Freehold, NJ --- Fogelberg, who starts from post 6 (Charlie Norris driving) in the first division of eliminations for Sunday’s $508,000 Kentucky Futurity at the Red Mile shows a patchwork of outstanding performances mixed with breaks in stride.
With four wins in 16 career starts, Fogelberg, owned by Foge, McKeever LLC, Eldon Thompson and Joseph Hartley, has won every start this year in which he did not make a break. Trainer Todd Rooney thinks the change of geography is key to getting the best from the son of SJ’s Caviar, who has raced only on 5/8th mile tracks so far.
“Right from the beginning, we wanted to get him on a mile track,” says Rooney. “He’s the kind of horse that you just always knew would love a big track. He trained on a big track all winter down in Florida at Spring Garden Ranch. We didn’t even think about making stake payments to places like Delaware (Ohio) to the Old Oaken Bucket. We didn’t think about putting him on a half mile track anywhere.
“All year long, he just never got a chance to get to a mile track. At Hambletonian time, he hadn’t done very well, he was real inconsistent then, so of course, we couldn’t take him there. He likes Pocono better (won a Pennsylvania Stallion Series race in 1:55.4 on July 15), won at Chester (another Stallion Series on September 3 in 1:54.1). He pretty much had two stakes left, The Futurity and the Breeders Crown. We couldn’t go to the Breeders Crown unless we did some good in the Futurity, so we figured we’d roll the dice.
“I just like this guy. We’re taking a shot. So far this year, every time he stayed flat, he didn’t get beat. I know this is a step up for him, he hasn’t raced against these guys. But so far, every time he stayed trotting, there was no competition for him. He pretty much toyed with his competition. If he stays trotting, I don’t think he will embarrass himself here.

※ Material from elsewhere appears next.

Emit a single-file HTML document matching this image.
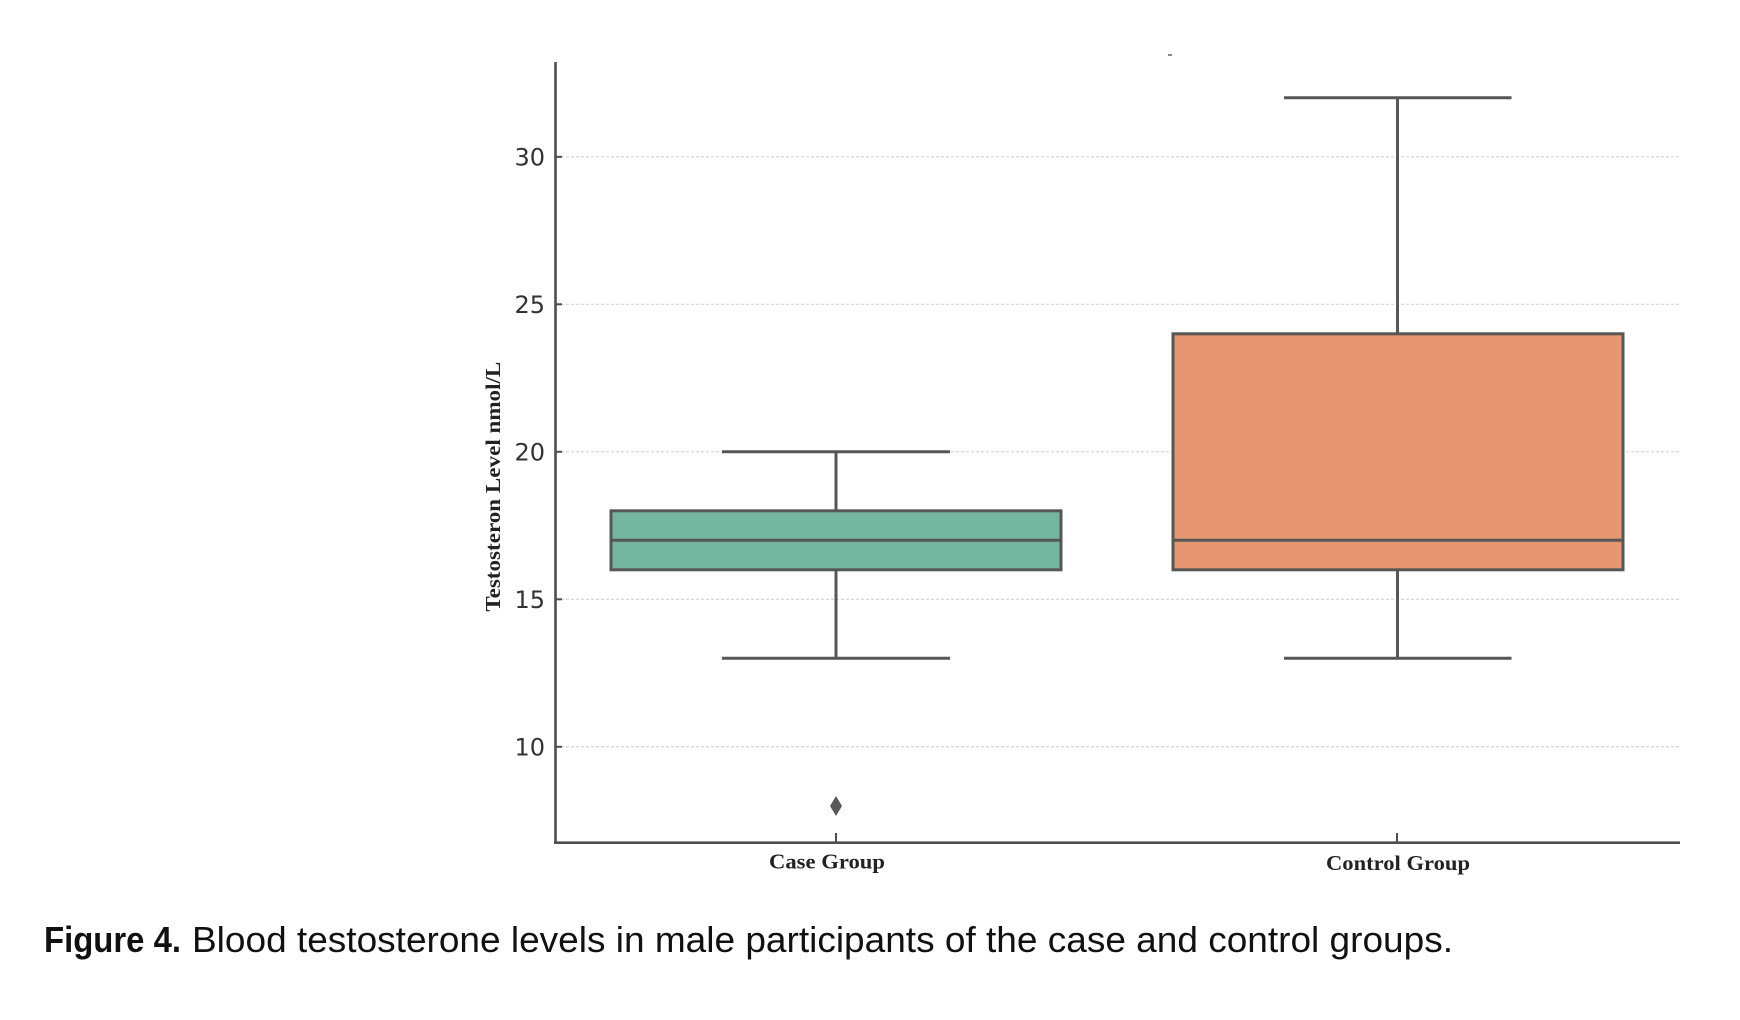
<!DOCTYPE html>
<html>
<head>
<meta charset="utf-8">
<style>
  html, body { margin: 0; padding: 0; background: #ffffff; }
  svg { display: block; }
</style>
</head>
<body>
<svg width="1740" height="1020" viewBox="0 0 1740 1020" xmlns="http://www.w3.org/2000/svg">
  <rect x="0" y="0" width="1740" height="1020" fill="#ffffff"/>

  <!-- tiny artifact at top -->
  <rect x="1168" y="54" width="4" height="2" fill="#888"/>

  <!-- gridlines -->
  <g stroke="#d2d2d2" stroke-width="1.2" stroke-dasharray="3 2">
    <line x1="561" y1="156.8" x2="1680" y2="156.8"/>
    <line x1="561" y1="304.3" x2="1680" y2="304.3"/>
    <line x1="561" y1="451.8" x2="1680" y2="451.8"/>
    <line x1="561" y1="599.3" x2="1680" y2="599.3"/>
    <line x1="561" y1="746.8" x2="1680" y2="746.8"/>
  </g>

  <!-- Case group box -->
  <g stroke="#575757" stroke-width="3" fill="none">
    <line x1="836" y1="510.8" x2="836" y2="451.8"/>
    <line x1="836" y1="569.8" x2="836" y2="658.3"/>
    <line x1="722" y1="451.8" x2="950" y2="451.8"/>
    <line x1="722" y1="658.3" x2="950" y2="658.3"/>
  </g>
  <rect x="611" y="510.8" width="450" height="59" fill="#74b6a0" stroke="#575757" stroke-width="3"/>
  <line x1="611" y1="540.3" x2="1061" y2="540.3" stroke="#575757" stroke-width="3"/>
  <!-- outlier -->
  <polygon points="836,796 842,806 836,816 830,806" fill="#585858"/>

  <!-- Control group box -->
  <g stroke="#575757" stroke-width="3" fill="none">
    <line x1="1397.5" y1="333.8" x2="1397.5" y2="97.8"/>
    <line x1="1397.5" y1="569.8" x2="1397.5" y2="658.3"/>
    <line x1="1284" y1="97.8" x2="1511.5" y2="97.8"/>
    <line x1="1284" y1="658.3" x2="1511.5" y2="658.3"/>
  </g>
  <rect x="1173" y="333.8" width="450" height="236" fill="#e79672" stroke="#575757" stroke-width="3"/>
  <line x1="1173" y1="540.3" x2="1623" y2="540.3" stroke="#575757" stroke-width="3"/>

  <!-- axes spines -->
  <g stroke="#4e4e4e" stroke-width="2.6" fill="none">
    <line x1="555.5" y1="62" x2="555.5" y2="844"/>
    <line x1="554" y1="842.7" x2="1680" y2="842.7"/>
  </g>
  <!-- ticks (inward) -->
  <g stroke="#4e4e4e" stroke-width="2">
    <line x1="555" y1="156.8" x2="562" y2="156.8"/>
    <line x1="555" y1="304.3" x2="562" y2="304.3"/>
    <line x1="555" y1="451.8" x2="562" y2="451.8"/>
    <line x1="555" y1="599.3" x2="562" y2="599.3"/>
    <line x1="555" y1="746.8" x2="562" y2="746.8"/>
    <line x1="836" y1="833" x2="836" y2="843"/>
    <line x1="1397" y1="833" x2="1397" y2="843"/>
  </g>

  <!-- y tick labels -->
  <g font-family="'DejaVu Sans', 'Liberation Sans', sans-serif" font-size="24" fill="#333" text-anchor="end">
    <text x="545" y="165.5">30</text>
    <text x="545" y="313">25</text>
    <text x="545" y="460.5">20</text>
    <text x="545" y="608">15</text>
    <text x="545" y="755.5">10</text>
  </g>

  <!-- y axis label -->
  <text transform="translate(500,486.7) rotate(-90)" text-anchor="middle" font-family="'Liberation Serif', serif" font-weight="bold" font-size="21" fill="#222" textLength="250" lengthAdjust="spacingAndGlyphs">Testosteron Level nmol/L</text>

  <!-- x tick labels -->
  <text x="769" y="868.5" font-family="'Liberation Serif', serif" font-weight="bold" font-size="21" fill="#222" textLength="116" lengthAdjust="spacingAndGlyphs">Case Group</text>
  <text x="1326" y="870" font-family="'Liberation Serif', serif" font-weight="bold" font-size="21" fill="#222" textLength="144" lengthAdjust="spacingAndGlyphs">Control Group</text>

  <!-- caption -->
  <text x="44" y="952" font-family="'Liberation Sans', sans-serif" font-weight="bold" font-size="36" fill="#111" textLength="137" lengthAdjust="spacingAndGlyphs">Figure 4.</text>
  <text x="192" y="952" font-family="'Liberation Sans', sans-serif" font-size="36" fill="#111" textLength="1261" lengthAdjust="spacingAndGlyphs">Blood testosterone levels in male participants of the case and control groups.</text>
</svg>
</body>
</html>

“I trained him Wednesday (over the track at the Red Mile). He was good and sound. He was shod for The Meadows and I actually just came from the blacksmith shop. We made some changes. I took any grab off that he had. Now he has aluminum side swedges with almost a half round at the toe. The grabs are totally gone. I’m going to blow him out a slow mile with one good quarter to see how he handles it. I have another (blacksmith appointment) for him if he needs it.”
Rooney says some last minute changes might be warranted. “If I warm him up (for the race) and don’t like the way he warms up, the shoes might come right off,” he said. “He might race barefoot. I got that impression when I was training him. I thought this horse could be great barefoot, but I’m not a big fan of that, especially with heat racing. I’d hate to go out and go two heats and break his feet up. Maybe get through the first heat and he will be sore by the second. I tried to make him like being barefoot without actually being barefoot, so that’s why we ground his shoes down to about nothing. There’s not much left to them.
“He’s a very high speed horse and he just really needs to be hung on to as he’s going in to the turns. I think a bigger, wider, sweeping turn will be much better for him. Once you get him through the first turn, he’s not too bad. He’s a horse that really needs to be hung on to and that’s why Charlie’s gotten along with him pretty good.